Thursday, April 5, 2012

Bolting on a hood scoop

Having a hood scoop on my car is something I've always dreamed of, and certainly one of the first things that went on my list of 'must haves' when I originally bought this Mustang.  Going on four years now I've dreamed of what my scooped hood would look like, so while CJ's had this Dynacorn 69 Mach 1 hood scoop on sale for 20% off, I jumped on the opportunity to finally make it happen.  After all, the timing was growing essential since I am currently doing the body work on the hood.While this hood scoop was originally for 69 Mach 1's, it is essentially the same scoop you'd find on a 68 428 Cobra jet, though the bolt holes are different.  Nevertheless I have a friend who installed one of these scoops on his 67 as well, and the scoop will fit on just fine.    It was nice to finally do a 'fun' thing to the restoration.  You all know what it's like; you have the the list of absolute essentials you have to do....take off old undercoating, add new caulk, or in my case, day in and day out of  body work, applying filler, and sanding filler and primer.  And then you have that list of the really 'fun' things you want to do...the often 'non-essentials' to performance of the car, and serve no other purpose other than to make the ride look neat.  I'm rambling now so I'm going to stop.
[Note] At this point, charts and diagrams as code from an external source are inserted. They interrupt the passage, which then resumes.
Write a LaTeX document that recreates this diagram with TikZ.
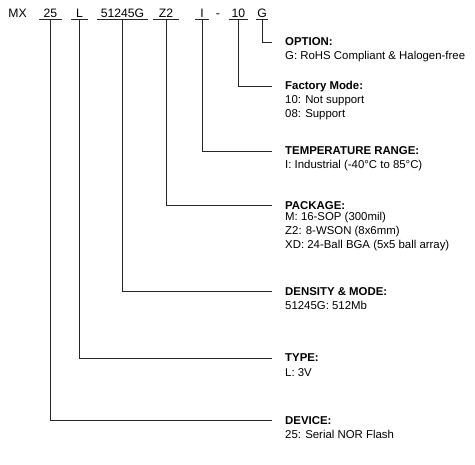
\documentclass[tikz,border=0pt]{standalone}
\usepackage{fontspec}
\setmainfont{Liberation Sans}
\begin{document}
\begin{tikzpicture}[x=1pt,y=-1pt,
  conn/.style={draw=black!85,line width=1pt},
  code/.style={font=\fontsize{12.2}{14}\selectfont,anchor=base,inner xsep=0pt,inner ysep=2pt,text depth=0pt},
  ttl/.style={font=\fontsize{11.4}{13}\selectfont\bfseries,anchor=base west,inner sep=0pt,text height=7.6pt,text depth=0pt},
  bdy/.style={font=\fontsize{11.4}{13}\selectfont,anchor=base west,inner sep=0pt}]
\useasboundingbox (0,0) rectangle (475,465);
% part number
\node[code] (cMX) at (17.5,17.3) {MX};
\node[code,minimum width=22pt] (c25) at (50.5,17.3) {25};
\node[code,minimum width=17pt] (cL) at (79.5,17.3) {L};
\node[code,minimum width=51.5pt] (cDen) at (122.5,17.3) {51245G};
\node[code,minimum width=25.5pt] (cZ2) at (166,17.3) {Z2};
\node[code,minimum width=13pt] (cI) at (202,17.3) {I};
\node[code] (cDash) at (218,17.3) {-};
\node[code,minimum width=19pt] (c10) at (238.5,17.3) {10};
\node[code,minimum width=12.5pt] (cG) at (262,17.3) {G};
\foreach \n in {c25,cL,cDen,cZ2,cI,c10,cG}
  \draw[conn] (\n.south west) -- (\n.south east);
% labels
\node[ttl] (optT) at (285,46) {OPTION:};
\node[bdy] (optB) at (285,59.3) {G: RoHS Compliant \& Halogen-free};
\node[ttl] (facT) at (285,90) {Factory Mode:};
\node[bdy] (facB1) at (285,104) {10: Not support};
\node[bdy] (facB2) at (285,117.3) {08: Support};
\node[ttl] (tmpT) at (285,155) {TEMPERATURE RANGE:};
\node[bdy] (tmpB) at (285,169) {I: Industrial (-40°C to 85°C)};
\node[ttl] (pkgT) at (285,209.5) {PACKAGE:};
\node[bdy] (pkgB1) at (285,221) {M: 16-SOP (300mil)};
\node[bdy] (pkgB2) at (285,235) {Z2: 8-WSON (8x6mm)};
\node[bdy] (pkgB3) at (285,249) {XD: 24-Ball BGA (5x5 ball array)};
\node[ttl] (denT) at (285,295.5) {DENSITY \& MODE:};
\node[bdy] (denB) at (285,309.5) {51245G: 512Mb};
\node[ttl] (typT) at (285,362) {TYPE:};
\node[bdy] (typB) at (285,376.5) {L: 3V};
\node[ttl] (devT) at (285,424.5) {DEVICE:};
\node[bdy] (devB) at (285,438.5) {25: Serial NOR Flash};
% connectors
\draw[conn] (cG.south) |- ([xshift=-13pt]optT.west);
\draw[conn] (c10.south) |- ([xshift=-13pt]facT.west);
\draw[conn] (cI.south) |- ([xshift=-13pt]tmpT.west);
\draw[conn] (cZ2.south) |- ([xshift=-13pt]pkgT.west);
\draw[conn] (cDen.south) |- ([xshift=-13pt]denT.west);
\draw[conn] (cL.south) |- ([xshift=-13pt]typT.west);
\draw[conn] (c25.south) |- ([xshift=-13pt]devT.west);
\end{tikzpicture}
\end{document}
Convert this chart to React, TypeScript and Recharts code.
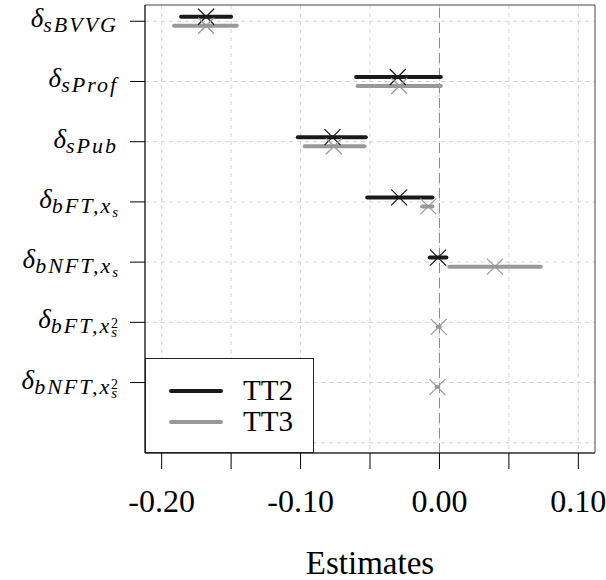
import React from 'react';
import {
  ComposedChart,
  Scatter,
  XAxis,
  YAxis,
  CartesianGrid,
  ReferenceLine,
  ReferenceArea,
  Legend,
} from 'recharts';

// row labels: delta with subscript, optional sub-sub index and power
const rowSubs = ['sBVVG', 'sProf', 'sPub', 'bFT,x', 'bNFT,x', 'bFT,x', 'bNFT,x'];
const rowIdx = ['', '', '', 's', 's', 's', 's'];
const rowPow = ['', '', '', '', '', '2', '2'];

// TT2 estimates and intervals (null = not estimated)
const tt2Est = [-0.168, -0.030, -0.077, -0.029, -0.001, null, null];
const tt2Lo = [-0.186, -0.060, -0.102, -0.052, -0.007, null, null];
const tt2Hi = [-0.150, 0.001, -0.053, -0.005, 0.005, null, null];

// TT3 estimates and intervals
const tt3Est = [-0.168, -0.029, -0.076, -0.008, 0.040, -0.0005, -0.0015];
const tt3Lo = [-0.191, -0.059, -0.097, -0.0125, 0.007, -0.0012, -0.0022];
const tt3Hi = [-0.146, 0.001, -0.054, -0.005, 0.073, 0.0002, -0.0008];

const xTicks = [-0.2, -0.15, -0.1, -0.05, 0, 0.05, 0.1];
const xLabelled = [-0.2, -0.1, 0, 0.1];
const rowTicks = [1, 2, 3, 4, 5, 6, 7];
const gridRows = [1, 2, 3, 4, 5, 6, 7, 8];

const seriesNames = ['TT2', 'TT3'];
const seriesColors = ['#1a1a1a', '#999999'];

const FONT = 'Liberation Serif';
const OFFSET = 0.075; // vertical dodge of the two series within a row

const intervals = (lo: (number | null)[], hi: (number | null)[], shift: number) =>
  lo
    .map((l, i) => (l === null || hi[i] === null ? null : [
      { x: l, y: i + 1 + shift },
      { x: hi[i] as number, y: i + 1 + shift },
    ]))
    .filter(Boolean) as { x: number; y: number }[][];

const points = (est: (number | null)[], shift: number) =>
  est
    .map((v, i) => (v === null ? null : { x: v, y: i + 1 + shift }))
    .filter(Boolean) as { x: number; y: number }[];

const tt2Segs = intervals(tt2Lo, tt2Hi, -OFFSET);
const tt3Segs = intervals(tt3Lo, tt3Hi, OFFSET);
const tt2Pts = points(tt2Est, -OFFSET);
const tt3Pts = points(tt3Est, OFFSET);

const Empty = () => <g />;

const makeCross = (color: string) => (props: any) => {
  const { cx, cy } = props;
  const h = 8;
  return (
    <path
      d={`M${cx - h},${cy - h}L${cx + h},${cy + h}M${cx - h},${cy + h}L${cx + h},${cy - h}`}
      stroke={color}
      strokeWidth={1.2}
      fill="none"
    />
  );
};

const YTick = (props: any) => {
  const { x, y, payload } = props;
  const i = payload.value - 1;
  if (i < 0 || i >= rowSubs.length) return null;
  return (
    <text x={x} y={y} textAnchor="end" fontFamily={FONT} fill="#000">
      <tspan fontSize={27} fontStyle="italic" dy={6}>δ</tspan>
      <tspan fontSize={22} fontStyle="italic" letterSpacing={2} dy={5}>{rowSubs[i]}</tspan>
      {rowIdx[i] && <tspan fontSize={15} fontStyle="italic" dy={4}>{rowIdx[i]}</tspan>}
      {rowPow[i] && <tspan fontSize={14} dx={-6} dy={-9}>{rowPow[i]}</tspan>}
    </text>
  );
};

const LegendBox = () => (
  <div
    style={{
      width: 169,
      height: 95,
      boxSizing: 'border-box',
      border: '1px solid #222',
      background: '#fff',
      padding: '16px 0 0 22px',
      fontFamily: FONT,
    }}
  >
    {seriesNames.map((name, i) => (
      <div key={name} style={{ display: 'flex', alignItems: 'center', height: 31 }}>
        <svg width={56} height={10}>
          <line x1={3} y1={5} x2={53} y2={5} stroke={seriesColors[i]} strokeWidth={4} strokeLinecap="round" />
        </svg>
        <span style={{ fontSize: 29, marginLeft: 19, lineHeight: '31px' }}>{name}</span>
      </div>
    ))}
  </div>
);

export default function App() {
  return (
    <div style={{ position: 'absolute', left: 0, top: 0, width: 606, height: 580, background: '#fff' }}>
      <ComposedChart width={606} height={580} margin={{ top: 5, right: 11, left: 0, bottom: 0 }}>
        <CartesianGrid
          stroke="#d3d3d3"
          strokeDasharray="4 4"
          horizontalValues={gridRows}
          verticalValues={xTicks}
        />
        <XAxis
          type="number"
          dataKey="x"
          domain={[-0.212, 0.112]}
          ticks={xTicks}
          allowDataOverflow
          height={127}
          tickSize={16}
          tickMargin={20}
          axisLine={{ stroke: '#222' }}
          tickLine={{ stroke: '#000' }}
          tick={{ fontSize: 32, fill: '#000', fontFamily: FONT }}
          tickFormatter={(v: number) => (xLabelled.some((t) => Math.abs(t - v) < 1e-9) ? v.toFixed(2) : '')}
          interval={0}
          label={{ value: 'Estimates', position: 'insideBottom', offset: 6, fontSize: 33, fill: '#000', fontFamily: FONT }}
        />
        <YAxis
          type="number"
          dataKey="y"
          domain={[0.73, 8.17]}
          reversed
          allowDataOverflow
          ticks={rowTicks}
          interval={0}
          width={145}
          tickSize={15}
          tickMargin={12}
          axisLine={{ stroke: '#222' }}
          tickLine={{ stroke: '#000' }}
          tick={<YTick />}
        />
        <ReferenceArea x1={-0.212} x2={0.112} y1={0.73} y2={8.17} fill="none" stroke="#444" strokeWidth={1} />
        <ReferenceLine x={0} stroke="#888" strokeDasharray="10 5" strokeWidth={1} />
        {tt2Segs.map((seg, i) => (
          <Scatter
            key={`tt2s${i}`}
            data={seg}
            line={{ stroke: seriesColors[0], strokeWidth: 4, strokeLinecap: 'round' }}
            lineType="joint"
            shape={<Empty />}
            isAnimationActive={false}
            legendType="none"
          />
        ))}
        {tt3Segs.map((seg, i) => (
          <Scatter
            key={`tt3s${i}`}
            data={seg}
            line={{ stroke: seriesColors[1], strokeWidth: 4, strokeLinecap: 'round' }}
            lineType="joint"
            shape={<Empty />}
            isAnimationActive={false}
            legendType="none"
          />
        ))}
        <Scatter name="TT2" data={tt2Pts} shape={makeCross(seriesColors[0])} isAnimationActive={false} />
        <Scatter name="TT3" data={tt3Pts} shape={makeCross(seriesColors[1])} isAnimationActive={false} />
        <Legend
          layout="vertical"
          verticalAlign="middle"
          align="center"
          content={<LegendBox />}
          wrapperStyle={{ position: 'absolute', left: 145, top: 358, width: 169 }}
        />
      </ComposedChart>
    </div>
  );
}
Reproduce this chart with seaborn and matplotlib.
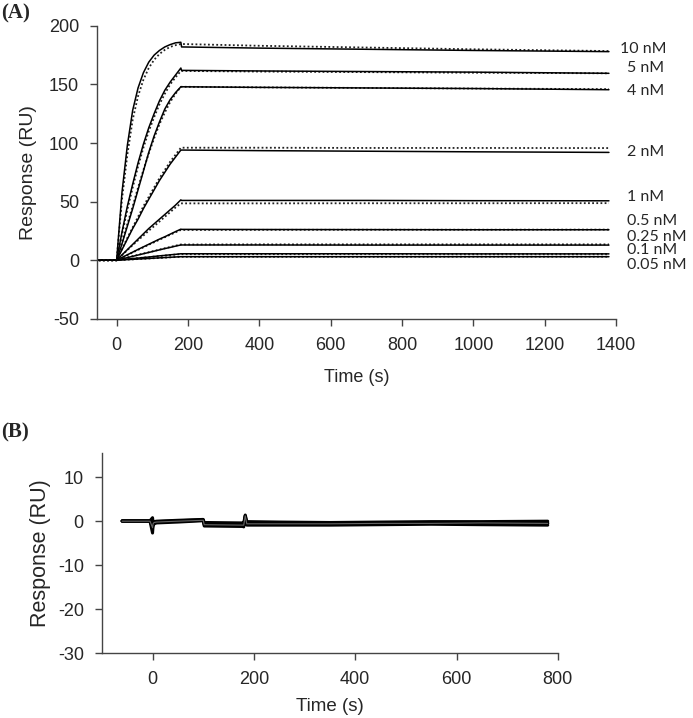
import numpy as np
import pandas as pd
import seaborn as sns
import matplotlib
matplotlib.use("Agg")
import matplotlib.pyplot as plt

# panel A: association (0-180 s) then dissociation
t_assoc = [-50, 0, 15, 30, 45, 60, 75, 90, 105, 120, 135, 150, 165, 180]
t_diss = [182, 400, 700, 1000, 1380]

conc_labels = ["10 nM", "5 nM", "4 nM", "2 nM", "1 nM", "0.5 nM", "0.25 nM", "0.1 nM", "0.05 nM"]

resp_10 = [0, 0, 58, 98, 128, 147, 160, 169, 175, 179, 182, 184, 185.5, 186, 182, 181, 180, 179, 178]
resp_5 = [0, 0, 24, 46, 65, 83, 99, 113, 125, 136, 145, 152, 158, 164, 162, 161.5, 161, 160.5, 159.5]
resp_4 = [0, 0, 14, 29, 44, 60, 76, 92, 106, 118, 129, 137, 143, 148, 148, 147.5, 147, 146.5, 145.5]
resp_2 = [0, 0, 9, 18, 27, 35, 44, 52, 60, 68, 75, 82, 88, 94, 94, 93.5, 93, 92.5, 92]
resp_1 = [0, 0, 4.5, 9, 13.5, 18, 22.5, 27, 31, 35, 39, 43, 47, 51.5, 51, 51, 51, 50.8, 50.7]
resp_05 = [0, 0, 2.3, 4.6, 6.9, 9.2, 11.4, 13.6, 15.8, 18, 20, 22.2, 24.4, 26.5, 26.3, 26.2, 26.1, 26, 26]
resp_025 = [0, 0, 1.1, 2.2, 3.3, 4.4, 5.5, 6.6, 7.7, 8.8, 9.9, 10.9, 12, 13, 13, 13, 12.9, 12.9, 12.9]
resp_01 = [0, 0, 0.5, 0.9, 1.4, 1.8, 2.3, 2.7, 3.2, 3.7, 4.1, 4.6, 5, 5.5, 5.5, 5.5, 5.5, 5.4, 5.4]
resp_005 = [0, 0, 0.25, 0.5, 0.75, 1, 1.25, 1.5, 1.75, 2, 2.25, 2.5, 2.75, 3, 3, 3, 3, 3, 3]

fit_10 = [0, 0, 52, 90, 120, 140, 154, 164, 171, 176, 179.5, 182, 183.5, 184.5, 184.5, 183, 181.5, 180, 178.5]
fit_5 = [0, 0, 22, 43, 62, 80, 96, 110, 122, 133, 142, 150, 156, 161.5, 161.5, 161, 160.5, 160, 159.5]
fit_4 = [0, 0, 15, 31, 46, 62, 77, 91, 104, 116, 126, 135, 142, 148, 148, 147.5, 147, 146.5, 146]
fit_2 = [0, 0, 9.5, 19, 28, 37, 46, 54, 62, 70, 77, 84, 90, 96, 96, 96, 95.8, 95.8, 95.7]
fit_1 = [0, 0, 4.3, 8.6, 12.9, 17, 21, 25.2, 29, 33, 37, 41, 45, 48.5, 48.5, 48.5, 48.6, 48.6, 48.7]
fit_05 = [0, 0, 2.2, 4.4, 6.6, 8.8, 11, 13.2, 15.3, 17.5, 19.6, 21.7, 23.8, 25.8, 25.8, 25.9, 26, 26, 26.1]
fit_025 = [0, 0, 1.2, 2.3, 3.5, 4.6, 5.7, 6.8, 7.9, 9.1, 10.2, 11.3, 12.4, 13.4, 13.4, 13.5, 13.5, 13.5, 13.5]
fit_01 = [0, 0, 0.4, 0.9, 1.3, 1.8, 2.2, 2.6, 3.1, 3.5, 4, 4.4, 4.8, 5.2, 5.2, 5.2, 5.3, 5.3, 5.3]
fit_005 = [0, 0, 0.2, 0.5, 0.7, 1, 1.2, 1.4, 1.7, 1.9, 2.2, 2.4, 2.7, 2.9, 2.9, 2.9, 2.9, 3, 3]

label_y = [180.2, 163.9, 144.8, 92.7, 54.3, 33.1, 20.2, 8.9, -3.9]

# panel B: reference channel traces
t_ref = [-60, -5, 0, 1, 3, 8, 50, 100, 102, 178, 180, 183, 186, 250, 350, 450, 550, 650, 780]
ref_1 = [0.1, 0.1, 0.8, -0.2, -0.1, 0.0, 0.2, 0.4, -0.3, -0.4, -0.4, 1.4, -0.1, -0.2, -0.3, -0.2, -0.1, -0.1, 0.0]
ref_2 = [0.0, 0.0, -2.7, -1.2, -0.6, -0.4, -0.2, 0.1, -1.1, -1.2, -1.3, 0.9, -0.9, -0.9, -0.9, -0.8, -0.7, -0.8, -0.9]
ref_3 = [0.0, 0.0, -1.5, -0.6, -0.3, -0.2, 0.0, 0.2, -0.8, -0.9, -0.9, 1.2, -0.6, -0.6, -0.6, -0.5, -0.5, -0.4, -0.5]
ref_4 = [0.05, 0.05, 0.3, -0.4, -0.2, -0.1, 0.1, 0.3, -0.5, -0.6, -0.7, 0.6, -0.4, -0.4, -0.5, -0.4, -0.3, -0.3, -0.4]

sns.set_style("ticks")
plt.rcParams['font.family'] = ['Liberation Sans', 'DejaVu Sans']
plt.rcParams['axes.unicode_minus'] = False

fig = plt.figure(figsize=(6.93, 7.18), dpi=100)
axA = fig.add_axes([0.140, 0.556, 0.749, 0.408])
axB = fig.add_axes([0.147, 0.0905, 0.658, 0.2785])

t_all = t_assoc + t_diss
resp = [resp_10, resp_5, resp_4, resp_2, resp_1, resp_05, resp_025, resp_01, resp_005]
fits = [fit_10, fit_5, fit_4, fit_2, fit_1, fit_05, fit_025, fit_01, fit_005]

for r, f in zip(resp, fits):
    sns.lineplot(x=t_all, y=f, ax=axA, color="#222222", lw=1.3, linestyle=(0, (1, 1.3)), sort=False)
    sns.lineplot(x=t_all, y=r, ax=axA, color="black", lw=1.1, sort=False)

for lab, y in zip(conc_labels, label_y):
    xpos = 1410 if lab == "10 nM" else 1432
    axA.text(xpos, y, lab, fontsize=11.5, family=['Lato', 'DejaVu Sans'],
             va='center', ha='left', clip_on=False)

axA.set_xlim(-55, 1400)
axA.set_ylim(-50, 200)
axA.set_xticks(range(0, 1401, 200))
axA.set_yticks(range(-50, 201, 50))
axA.set_xlabel("Time (s)", fontsize=13)
axA.set_ylabel("Response (RU)", fontsize=14)
axA.xaxis.set_label_coords(0.5, -0.17)
axA.yaxis.set_label_coords(-0.116, 0.5)

refs = pd.DataFrame({"t": t_ref * 4,
                     "RU": ref_1 + ref_2 + ref_3 + ref_4,
                     "trace": np.repeat([1, 2, 3, 4], len(t_ref))})
sns.lineplot(data=refs, x="t", y="RU", units="trace", estimator=None, ax=axB,
             color="black", lw=2.2, sort=False)
sns.lineplot(x=t_ref, y=ref_3, ax=axB, color="#666666", lw=0.8, sort=False)

axB.set_xlim(-100, 800)
axB.set_ylim(-30, 15.5)
axB.set_xticks(range(0, 801, 200))
axB.set_yticks([10, 0, -10, -20, -30])
axB.set_xlabel("Time (s)", fontsize=13.5)
axB.set_ylabel("Response (RU)", fontsize=15.5)
axB.xaxis.set_label_coords(0.5, -0.225)
axB.yaxis.set_label_coords(-0.112, 0.5)

for ax in (axA, axB):
    sns.despine(ax=ax)
    for s in ("left", "bottom"):
        ax.spines[s].set_color("#444444")
        ax.spines[s].set_linewidth(1.0)
    ax.tick_params(labelsize=13, length=5, width=1, color="#444444", pad=8)

fig.text(0.002, 0.981, "(A)", fontsize=15, fontweight="bold",
         family=['Liberation Serif', 'DejaVu Serif'], va='center', ha='left')
fig.text(0.002, 0.397, "(B)", fontsize=15, fontweight="bold",
         family=['Liberation Serif', 'DejaVu Serif'], va='center', ha='left')

fig.savefig("out.png", dpi=100)
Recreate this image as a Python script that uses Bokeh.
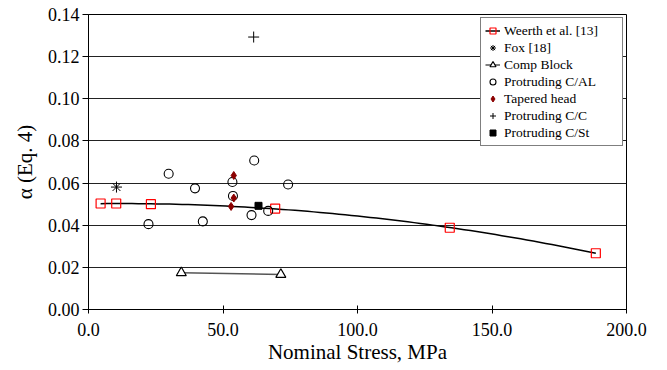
import numpy as np
from bokeh.plotting import figure
from bokeh.models import Range1d, FixedTicker, NumeralTickFormatter, Legend, LegendItem
from bokeh.embed import file_html
from bokeh.resources import INLINE

# ---- data ----
weerth_x = [4.5, 10.3, 23.2, 69.4, 134.3, 188.6]
weerth_y = [0.0503, 0.0503, 0.0500, 0.0479, 0.0388, 0.0267]
fox_x = [10.4]
fox_y = [0.0581]
comp_x = [34.5, 71.5]
comp_y = [0.0174, 0.0166]
cal_x = [22.3, 29.8, 39.6, 42.5, 53.5, 53.7, 60.6, 61.6, 66.8, 74.2]
cal_y = [0.0405, 0.0644, 0.0575, 0.0418, 0.0605, 0.0539, 0.0448, 0.0707, 0.0468, 0.0593]
taper_x = [54.0, 54.0, 53.0]
taper_y = [0.0636, 0.0529, 0.0489]
cc_x = [61.4]
cc_y = [0.1293]
cst_x = [63.2]
cst_y = [0.0492]
x_ticks = [0, 50, 100, 150, 200]
y_ticks = [0.00, 0.02, 0.04, 0.06, 0.08, 0.10, 0.12, 0.14]

# quadratic trendline of the Weerth data (as in the reference)
coef = np.polyfit(weerth_x, weerth_y, 2)
trend_x = np.linspace(min(weerth_x), max(weerth_x), 80)
trend_y = np.polyval(coef, trend_x)

FONT = "Liberation Serif"

p = figure(width=660, height=366, x_range=Range1d(0, 200), y_range=Range1d(0, 0.14),
           output_backend="svg", toolbar_location=None,
           min_border_left=88, min_border_right=34, min_border_top=14, min_border_bottom=55)
p.background_fill_color = "white"
p.border_fill_color = "white"
p.outline_line_color = "black"
p.outline_line_width = 1

p.xgrid.grid_line_color = None
p.ygrid.grid_line_color = "#222222"
p.ygrid.grid_line_width = 1
p.ygrid.ticker = FixedTicker(ticks=y_ticks)

xa = p.xaxis[0]
ya = p.yaxis[0]
xa.ticker = FixedTicker(ticks=x_ticks)
ya.ticker = FixedTicker(ticks=y_ticks)
xa.formatter = NumeralTickFormatter(format="0.0")
ya.formatter = NumeralTickFormatter(format="0.00")
for ax in (xa, ya):
    ax.axis_line_color = "black"
    ax.axis_line_width = 1
    ax.major_tick_line_color = "black"
    ax.minor_tick_line_color = None
    ax.major_label_text_color = "black"
    ax.major_label_text_font = FONT
    ax.major_label_text_font_size = "18px"
    ax.major_label_text_font_style = "normal"
    ax.axis_label_text_font = FONT
    ax.axis_label_text_font_size = "21px"
    ax.axis_label_text_font_style = "normal"
    ax.axis_label_text_color = "black"
xa.major_tick_in = 4
xa.major_tick_out = 4
ya.major_tick_in = 0
ya.major_tick_out = 6
xa.major_label_standoff = 9
ya.major_label_standoff = 3
xa.axis_label = "Nominal Stress, MPa"
ya.axis_label = "α (Eq. 4)"
xa.axis_label_standoff = 1
ya.axis_label_standoff = 8

r_trend = p.line(trend_x, trend_y, line_color="black", line_width=1.5)
r_weerth = p.scatter(weerth_x, weerth_y, marker="square", size=9, line_color="#ff0000",
                     fill_color=None, line_width=1.2)
r_fox = p.scatter(fox_x, fox_y, marker="asterisk", size=11, line_color="black", line_width=1)
r_comp_line = p.line(comp_x, comp_y, line_color="#555555", line_width=1.5)
r_comp = p.scatter(comp_x, comp_y, marker="triangle", size=10, line_color="black",
                   fill_color="white", line_width=1.2)
r_cal = p.scatter(cal_x, cal_y, marker="circle", size=9, line_color="black",
                  fill_color=None, line_width=1.1)
r_taper = p.scatter(taper_x, taper_y, marker="diamond", size=8, line_color="#8b0000",
                    fill_color="#8b0000")
r_cc = p.scatter(cc_x, cc_y, marker="cross", size=11, line_color="black", line_width=1)
r_cst = p.scatter(cst_x, cst_y, marker="square", size=7, line_color="black", fill_color="black")

legend = Legend(items=[
    LegendItem(label="Weerth et al. [13]", renderers=[r_trend, r_weerth]),
    LegendItem(label="Fox [18]", renderers=[r_fox]),
    LegendItem(label="Comp Block", renderers=[r_comp_line, r_comp]),
    LegendItem(label="Protruding C/AL", renderers=[r_cal]),
    LegendItem(label="Tapered head", renderers=[r_taper]),
    LegendItem(label="Protruding C/C", renderers=[r_cc]),
    LegendItem(label="Protruding C/St", renderers=[r_cst]),
], location="top_right")
legend.margin = 3
legend.padding = 4
legend.spacing = 0
legend.glyph_width = 15
legend.glyph_height = 17
legend.label_height = 17
legend.label_width = 114
legend.label_standoff = 4
legend.label_text_font = FONT
legend.label_text_font_size = "13.5px"
legend.label_text_font_style = "normal"
legend.label_text_color = "black"
legend.border_line_color = "black"
legend.border_line_width = 1
legend.background_fill_color = "white"
legend.background_fill_alpha = 1.0
p.add_layout(legend)

open("out.html", "w").write(file_html(p, INLINE))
I bought this hood scoop template on Ebay for a grand total of $3 shipped.

Rather than blindly sticking the template down and drilling holes, I did a test to see how well they matched up with the bolts on my Dynacorn fiberglass reproduction hood scoop.  Turns out it was a good thing I did a test fit because there were several studs that were way off.

I taped the template down so I could still get proper placement of the scoop.  The back three bolts lined up with the holes so I still used those holes in the template to make my mark on the hood for the back three bolts.

I then taped a piece of string to each end of the hood so it ran tightly right down the center ridge of the hood much like you would do with a chalk line.  This is to help me keep my center.
I then lifted up the string and slid the scoop underneath so the string ran along the center ridge of the scoop.  This will allow  me to keep it perfectly centered on the hood.

I traced around the outside of each stud to mark my hole locations.

I then began drilling, starting with a small bit and stepping my way up to a final hole size of 5/16" through 4 series of drill bit size increases.  It's essential to use a sharp bit here; the bit needs to penetrate through the metal as easily and effortlessly as possible so you don't have to distort the skin by pushing down on it with the drill.

After I finished with the 5/16" bit I did a test fit of the hood and then hogged out some of the holes with a Dremel in the direction I needed to go to make the studs fit in the hole.  By the way, if you don't have a Dremel in your body work toolbox you really need one.
All the holes are drilled now.  You can see my big ugly hole on the bottom left (I realize that did not sound right).  The next picture explains how I got that boo boo.

Beneath the back three holes there is a substructure to the hood that you also need to drill through.  After drilling all the holes on top, I went back with a small drill bit straight down through the back three holes to drill through the substructure underneath, also stepping my way up through incremental drill  bit sizes.  These holes on the bottom need to be large enough that you can fit a 10 mm deepwell socket into them to tighten the nut on the stud.  Once you've drilled them through with the 5/16" bit from the top, do not do like me and flip the hood over and try to enlarge the hole with a half inch drill bit.  On my first hole, the drill bit pushed all the way down through the skin of the hood and turned my 5/16" hole on the top of the hood into an ugly, broken 1/2" hole!  (To remedy this I will slide a rubber washer up the stud once the scoop is in place, then add the nut.)

Set the scoop in place and GENTLY tighten down the nuts from underneath.  Hand tighten them; if you over tighten them you can rip the studs out of their fragile fiberglass bosses.  I used a 10 mm deepwell socket on an extension to add the nuts to the back three studs.

Bodywork to the scoop is now needed (more on this later when I begin this), but now the scoop is installed!


  1. My comment got lost? Wow. What is the distance, between the back of the hood, in the center, to the back of the hood scoop to be installed?

    I have a 69 Cougar, I'm putting a Mach I hood scoop on it, and I'm installing a 69 Camaro rear spoiler! I just don't want to guess and I need that one measurement to get me started. Please email to:



  2. Is their a rubber seal or gasket between the scoop and the hood, or do you just mount it on with no gaskets, if no gaskets are used doesn't hood rub against hood and ruined paint. Thanks for your time. 70 mustang

  3. Is their a rubber seal or gasket between the scoop and the hood, or do you just mount it on with no gaskets, if no gaskets are used doesn't hood rub against hood and ruined paint. Thanks for your time. 70 mustang

    1. There is no seal, but you could make one there if you like, maybe with strip caulk but it wouldn't be too clean. It's bolted down tight so it doesn't move or really rub. No more than the headlight buckets or quarter extensions would, and those seals were only to cut down on rattling.